DATA BLOCK:
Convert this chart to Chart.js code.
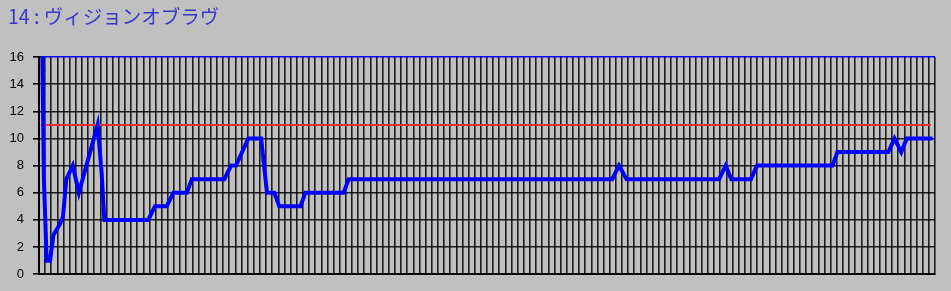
<!DOCTYPE html>
<html lang="ja">
<head>
<meta charset="UTF-8">
<title>14 : ヴィジョンオブラヴ</title>
<script src="https://cdn.jsdelivr.net/npm/chart.js"></script>
<style>
    html, body {
        margin: 0;
        padding: 0;
        background-color: #c0c0c0;
    }
    #wrap {
        width: 951px;
        height: 291px;
        position: relative;
    }
</style>
</head>
<body>
<div id="wrap"><canvas id="myChart"></canvas></div>
<script>
    // title and axis
    const chartTitle = '14 : ヴィジョンオブラヴ';
    const yTicks = [0, 2, 4, 6, 8, 10, 12, 14, 16];
    const xCount = 146;

    // blue series (x = position along the time axis, y = value)
    const blueX = [0.55, 0.8, 1.25, 1.8, 2.35, 3.3, 3.9, 4.45, 5.5, 6.5, 9.55, 10.2, 10.65,
        17.8, 18.9, 20.8, 21.9, 24.1, 24.9, 30.2, 31.3, 32.1, 34.1, 36.2, 37.15, 38.35, 39.15,
        42.6, 43.4, 49.65, 50.45, 93.4, 94.5, 95.75, 110.8, 111.9, 112.8, 116, 117,
        129.3, 130.1, 138.4, 139.4, 140.5, 141.4, 145.6];
    const blueY = [16, 7, 1, 1, 2.9, 3.6, 4.2, 7, 8, 6, 11, 7.5, 4,
        4, 5, 5, 6, 6, 7, 7, 8, 8, 10, 10, 6, 6, 5,
        5, 6, 6, 7, 7, 8, 7, 7, 8, 7, 7, 8,
        8, 9, 9, 10, 9, 10, 10];

    // red reference line
    const redX = [0.3, 145.3];
    const redY = [11, 11];

    const toPoints = (xs, ys) => xs.map((x, i) => ({ x: x, y: ys[i] }));

    const ctx = document.getElementById('myChart').getContext('2d');
    const myChart = new Chart(ctx, {
        type: 'line',
        data: {
            datasets: [
                {
                    label: 'blue',
                    data: toPoints(blueX, blueY),
                    borderColor: '#0000ff',
                    borderWidth: 4,
                    pointRadius: 0,
                    tension: 0,
                    fill: false,
                    order: 0
                },
                {
                    label: 'red',
                    data: toPoints(redX, redY),
                    borderColor: '#e83030',
                    borderWidth: 2,
                    pointRadius: 0,
                    fill: false,
                    order: 1
                }
            ]
        },
        options: {
            responsive: true,
            maintainAspectRatio: false,
            animation: false,
            layout: {
                padding: { left: 8, right: 16, top: 0, bottom: 16 }
            },
            plugins: {
                legend: { display: false },
                tooltip: { enabled: false },
                title: {
                    display: true,
                    text: chartTitle,
                    align: 'start',
                    color: '#3838c8',
                    font: { family: '"Noto Sans CJK JP", "Liberation Sans", sans-serif', size: 19.5, weight: 'normal' },
                    padding: { top: 5, bottom: 28.6 }
                }
            },
            scales: {
                x: {
                    type: 'linear',
                    min: 0,
                    max: xCount,
                    ticks: { display: false, stepSize: 1, autoSkip: false },
                    grid: {
                        color: 'rgba(0,0,0,0.85)',
                        lineWidth: 1.6,
                        drawTicks: false
                    },
                    border: { color: '#000', width: 2 }
                },
                y: {
                    min: 0,
                    max: 16,
                    afterFit: s => { s.width = 31; },
                    afterBuildTicks: s => { s.ticks = yTicks.map(v => ({ value: v })); },
                    ticks: {
                        color: '#000',
                        padding: 9,
                        font: { family: '"Liberation Sans", Arial, sans-serif', size: 13 }
                    },
                    grid: {
                        color: c => c.tick && c.tick.value === 16 ? '#0000ff' : 'rgba(0,0,0,0.85)',
                        lineWidth: 1.6,
                        tickLength: 6,
                        tickColor: '#000'
                    },
                    border: { color: '#000', width: 2 }
                }
            }
        }
    });
</script>
</body>
</html>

EXERCISE REQUIREMENTS:
Take the lines from the start of the material to the line with "const xCount = 146;", both included, and transcribe them exactly without the pictures.

OUTPUT OF THE TASK:
Convert this chart to Chart.js code.
<!DOCTYPE html>
<html lang="ja">
<head>
<meta charset="UTF-8">
<title>14 : ヴィジョンオブラヴ</title>
<script src="https://cdn.jsdelivr.net/npm/chart.js"></script>
<style>
    html, body {
        margin: 0;
        padding: 0;
        background-color: #c0c0c0;
    }
    #wrap {
        width: 951px;
        height: 291px;
        position: relative;
    }
</style>
</head>
<body>
<div id="wrap"><canvas id="myChart"></canvas></div>
<script>
    // title and axis
    const chartTitle = '14 : ヴィジョンオブラヴ';
    const yTicks = [0, 2, 4, 6, 8, 10, 12, 14, 16];
    const xCount = 146;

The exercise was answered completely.